Sözleşmede ifade edilen ve ülkelere bir sorumluluk yükleyen:

“Kadınları her türlü şiddete karşı korumak ve aile içi şiddeti önlemek” ifadesi mi yanlıştır?

“Kadına karşı her türlü ayrımcılığı ortadan kaldırmak ve kadın-erkek eşitliğini önemli ölçüde yaygınlaştırmak” ifadesi mi yanlıştır?

“Kadına karşı şiddet ve aile içi şiddetin mağdurlarının korunması için politikalar üretmek, geliştirmek” ifadesi mi yanlıştır?

“Kadına karşı şiddeti ortadan kaldırmak için uluslararası işbirliğini yaygınlaştırmak” ifadesi mi yanlıştır?

Oysaki AKP milletvekilliği ve bakan yardımcılığı da yapmış olan, İstanbul Sözleşmesi’nin denetim birimi GREVİO Komitesi Başkanı Prof. Dr. Aşkın Asan, “Sözleşmenin tek amacı var, o da kadınları şiddetten korumaktır. İptali, Türkiye’nin kat ettiği bütün mesafenin, başarının çöpe atılması demek olacaktır” diyerek bir uyarı yapmıştır.

Çünkü kadın cinayetleri ve de kadına karşı şiddet; yalnız cehaletin ürünü diyerek geçiştirilemez, yalnız diploma seviyesine, yalnız ekonomik sıkıntıya bağlanamaz.
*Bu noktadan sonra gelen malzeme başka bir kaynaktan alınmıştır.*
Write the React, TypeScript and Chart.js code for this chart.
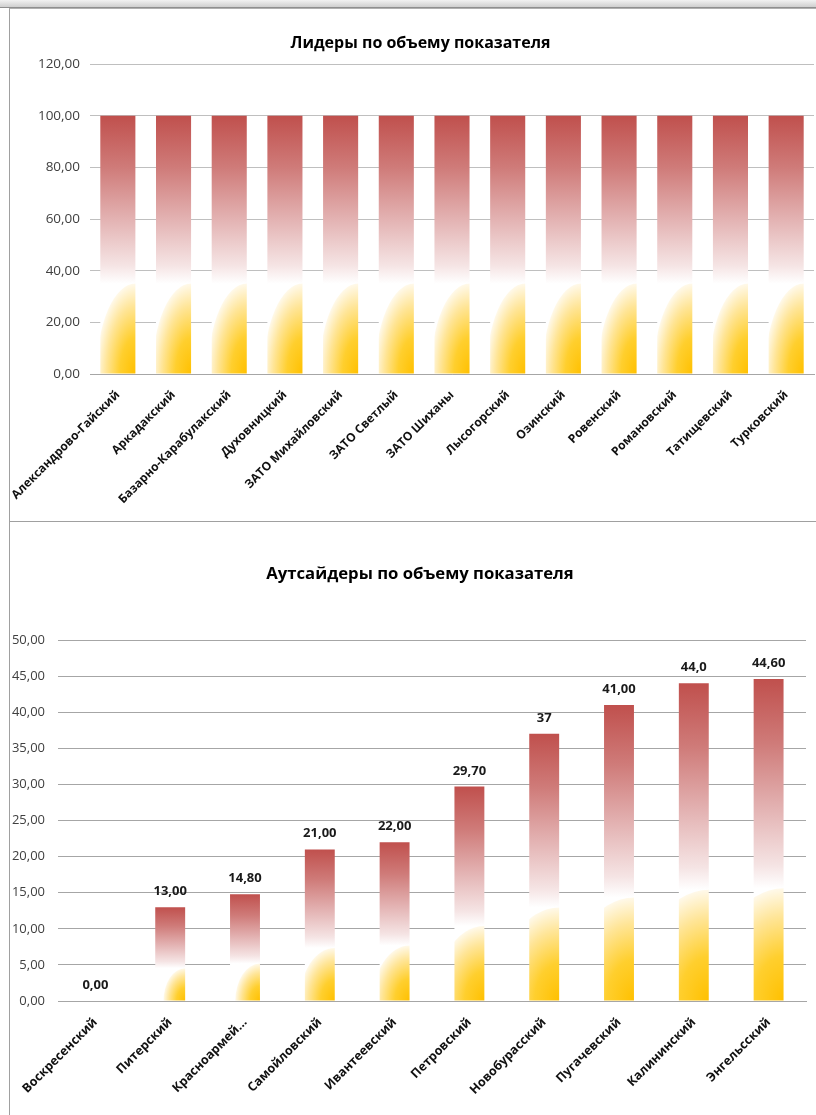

Ve de yalnız kıskançlığa da bağlanamaz.

Yani genelde, özellikle incelenmesi gereken zihinsel bir alt yapısı vardır bu sorunun.

* * *

Ayrıca, kadına şiddeti önlemeyi amaçlayan bir kanun da 8 Mart 2012 günü TBMM’de oybirliği ile kabul edilmişti.

6284 sayılı bu kanun 20 Mart 2012 tarihinde yürürlüğe girmişti.

Bu kanunun çıkarılmasında, kısa adı KADEM olan “Kadın ve Demokrasi Derneği”, “Kadın Cinayetlerini Durduracağız Platformu”, “Mor Çatı Kadın Sığınma Vakfı” gibi kuruluşların büyük mücadelesi oldukça etkili olmuştur.

Ama yine de kadına şiddetin ve kadın cinayetlerinin önüne geçilememiştir.

İşte İstanbul Sözleşmesi’nin asıl amacı, hem uluslararası düzeyde hem de ülke düzeyinde daha etkin politikalar geliştirmeyi amaçlayan genel bir sözleşmedir.

Ve de “namus”un kadın üzerinden tanımlandığı ülkemizde bu sözleşme daha da bir önem kazanmıştır.

Çünkü bu sözleşmeye yapılan itiraz, erkek egemen kültürün zihinsel bir alt yapı ürünüdür. İşte asıl sorun, bu zihinsel yapının değişip değişemeyeceğidir.